— BEGIN —

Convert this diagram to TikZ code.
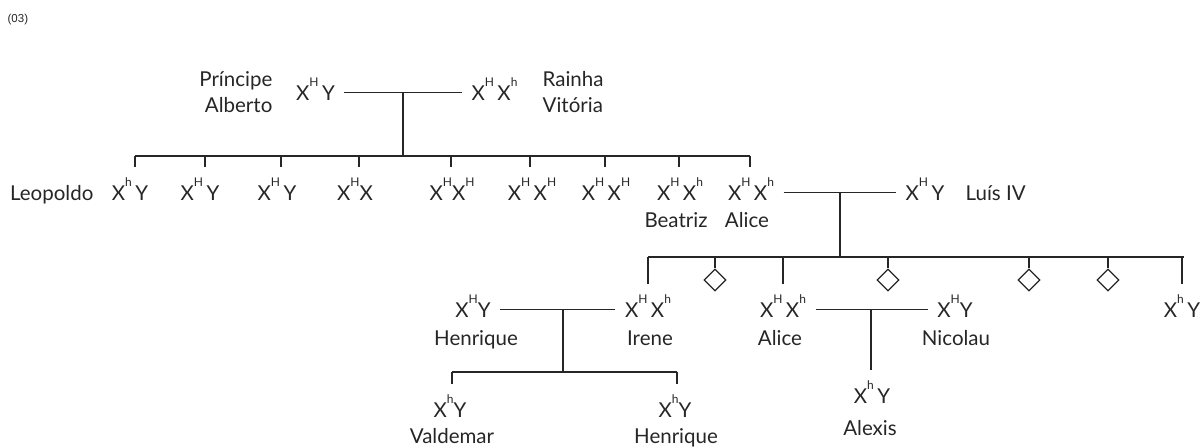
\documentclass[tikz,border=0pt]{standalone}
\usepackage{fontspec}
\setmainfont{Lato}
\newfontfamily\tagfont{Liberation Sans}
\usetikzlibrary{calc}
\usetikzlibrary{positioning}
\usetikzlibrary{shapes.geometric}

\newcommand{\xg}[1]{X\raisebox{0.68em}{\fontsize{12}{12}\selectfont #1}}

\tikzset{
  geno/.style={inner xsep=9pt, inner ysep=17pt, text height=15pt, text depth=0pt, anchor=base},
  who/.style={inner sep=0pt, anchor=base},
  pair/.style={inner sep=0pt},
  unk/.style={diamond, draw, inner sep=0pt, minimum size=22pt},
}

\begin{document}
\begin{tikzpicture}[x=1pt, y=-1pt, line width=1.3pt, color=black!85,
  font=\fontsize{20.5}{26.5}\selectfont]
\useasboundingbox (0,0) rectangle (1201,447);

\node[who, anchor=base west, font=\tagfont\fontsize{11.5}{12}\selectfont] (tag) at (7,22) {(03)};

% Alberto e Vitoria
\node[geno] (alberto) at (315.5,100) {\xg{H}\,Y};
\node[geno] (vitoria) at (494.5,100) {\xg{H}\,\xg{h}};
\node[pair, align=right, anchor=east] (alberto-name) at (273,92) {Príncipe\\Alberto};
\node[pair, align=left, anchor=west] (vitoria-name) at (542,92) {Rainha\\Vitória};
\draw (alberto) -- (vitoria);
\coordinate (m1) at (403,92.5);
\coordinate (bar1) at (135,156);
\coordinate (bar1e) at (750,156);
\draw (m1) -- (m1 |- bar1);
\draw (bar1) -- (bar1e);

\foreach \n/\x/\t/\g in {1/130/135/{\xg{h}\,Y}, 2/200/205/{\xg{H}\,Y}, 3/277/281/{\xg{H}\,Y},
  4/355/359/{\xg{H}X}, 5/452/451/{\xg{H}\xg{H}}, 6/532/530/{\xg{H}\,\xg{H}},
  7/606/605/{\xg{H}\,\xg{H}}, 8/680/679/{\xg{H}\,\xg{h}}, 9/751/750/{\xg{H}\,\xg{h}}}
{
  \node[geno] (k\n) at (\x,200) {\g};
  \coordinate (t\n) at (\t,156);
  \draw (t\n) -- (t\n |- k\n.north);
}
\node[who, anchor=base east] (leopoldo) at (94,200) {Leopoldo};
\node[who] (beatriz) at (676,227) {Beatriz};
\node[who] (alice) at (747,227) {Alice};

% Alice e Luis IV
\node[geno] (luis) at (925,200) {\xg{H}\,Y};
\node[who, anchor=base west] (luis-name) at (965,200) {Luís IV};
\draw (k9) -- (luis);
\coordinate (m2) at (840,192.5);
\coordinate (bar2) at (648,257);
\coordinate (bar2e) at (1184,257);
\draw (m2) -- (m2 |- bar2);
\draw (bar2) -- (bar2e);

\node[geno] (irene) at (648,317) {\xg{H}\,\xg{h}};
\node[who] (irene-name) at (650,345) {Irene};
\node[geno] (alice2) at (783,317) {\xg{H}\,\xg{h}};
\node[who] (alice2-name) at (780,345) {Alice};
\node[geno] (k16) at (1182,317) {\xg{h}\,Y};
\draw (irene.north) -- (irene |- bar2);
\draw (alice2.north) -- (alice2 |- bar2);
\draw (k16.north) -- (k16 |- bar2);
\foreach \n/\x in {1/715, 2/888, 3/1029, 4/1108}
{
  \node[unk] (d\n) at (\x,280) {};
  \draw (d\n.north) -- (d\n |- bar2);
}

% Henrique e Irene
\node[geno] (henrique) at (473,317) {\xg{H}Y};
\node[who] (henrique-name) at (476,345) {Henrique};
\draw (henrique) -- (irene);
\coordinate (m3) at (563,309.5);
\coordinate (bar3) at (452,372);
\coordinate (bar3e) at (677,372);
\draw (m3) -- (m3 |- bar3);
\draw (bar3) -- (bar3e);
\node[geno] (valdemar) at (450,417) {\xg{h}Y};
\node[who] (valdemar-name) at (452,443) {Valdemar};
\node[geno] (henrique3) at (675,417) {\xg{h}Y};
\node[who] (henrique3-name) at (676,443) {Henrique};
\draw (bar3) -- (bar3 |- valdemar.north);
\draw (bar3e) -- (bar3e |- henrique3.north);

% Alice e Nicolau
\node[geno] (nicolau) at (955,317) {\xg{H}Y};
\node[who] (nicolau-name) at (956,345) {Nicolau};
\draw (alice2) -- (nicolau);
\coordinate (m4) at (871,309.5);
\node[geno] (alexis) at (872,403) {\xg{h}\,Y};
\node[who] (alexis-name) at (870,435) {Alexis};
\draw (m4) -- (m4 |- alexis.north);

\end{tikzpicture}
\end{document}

— END —

**Stated goal**: Restate the data word for word from its first line through the line with "(alice) at (747,227)", leaving out any picture along the way.

**Reply**:
Convert this diagram to TikZ code.
\documentclass[tikz,border=0pt]{standalone}
\usepackage{fontspec}
\setmainfont{Lato}
\newfontfamily\tagfont{Liberation Sans}
\usetikzlibrary{calc}
\usetikzlibrary{positioning}
\usetikzlibrary{shapes.geometric}

\newcommand{\xg}[1]{X\raisebox{0.68em}{\fontsize{12}{12}\selectfont #1}}

\tikzset{
  geno/.style={inner xsep=9pt, inner ysep=17pt, text height=15pt, text depth=0pt, anchor=base},
  who/.style={inner sep=0pt, anchor=base},
  pair/.style={inner sep=0pt},
  unk/.style={diamond, draw, inner sep=0pt, minimum size=22pt},
}

\begin{document}
\begin{tikzpicture}[x=1pt, y=-1pt, line width=1.3pt, color=black!85,
  font=\fontsize{20.5}{26.5}\selectfont]
\useasboundingbox (0,0) rectangle (1201,447);

\node[who, anchor=base west, font=\tagfont\fontsize{11.5}{12}\selectfont] (tag) at (7,22) {(03)};

% Alberto e Vitoria
\node[geno] (alberto) at (315.5,100) {\xg{H}\,Y};
\node[geno] (vitoria) at (494.5,100) {\xg{H}\,\xg{h}};
\node[pair, align=right, anchor=east] (alberto-name) at (273,92) {Príncipe\\Alberto};
\node[pair, align=left, anchor=west] (vitoria-name) at (542,92) {Rainha\\Vitória};
\draw (alberto) -- (vitoria);
\coordinate (m1) at (403,92.5);
\coordinate (bar1) at (135,156);
\coordinate (bar1e) at (750,156);
\draw (m1) -- (m1 |- bar1);
\draw (bar1) -- (bar1e);

\foreach \n/\x/\t/\g in {1/130/135/{\xg{h}\,Y}, 2/200/205/{\xg{H}\,Y}, 3/277/281/{\xg{H}\,Y},
  4/355/359/{\xg{H}X}, 5/452/451/{\xg{H}\xg{H}}, 6/532/530/{\xg{H}\,\xg{H}},
  7/606/605/{\xg{H}\,\xg{H}}, 8/680/679/{\xg{H}\,\xg{h}}, 9/751/750/{\xg{H}\,\xg{h}}}
{
  \node[geno] (k\n) at (\x,200) {\g};
  \coordinate (t\n) at (\t,156);
  \draw (t\n) -- (t\n |- k\n.north);
}
\node[who, anchor=base east] (leopoldo) at (94,200) {Leopoldo};
\node[who] (beatriz) at (676,227) {Beatriz};
\node[who] (alice) at (747,227) {Alice};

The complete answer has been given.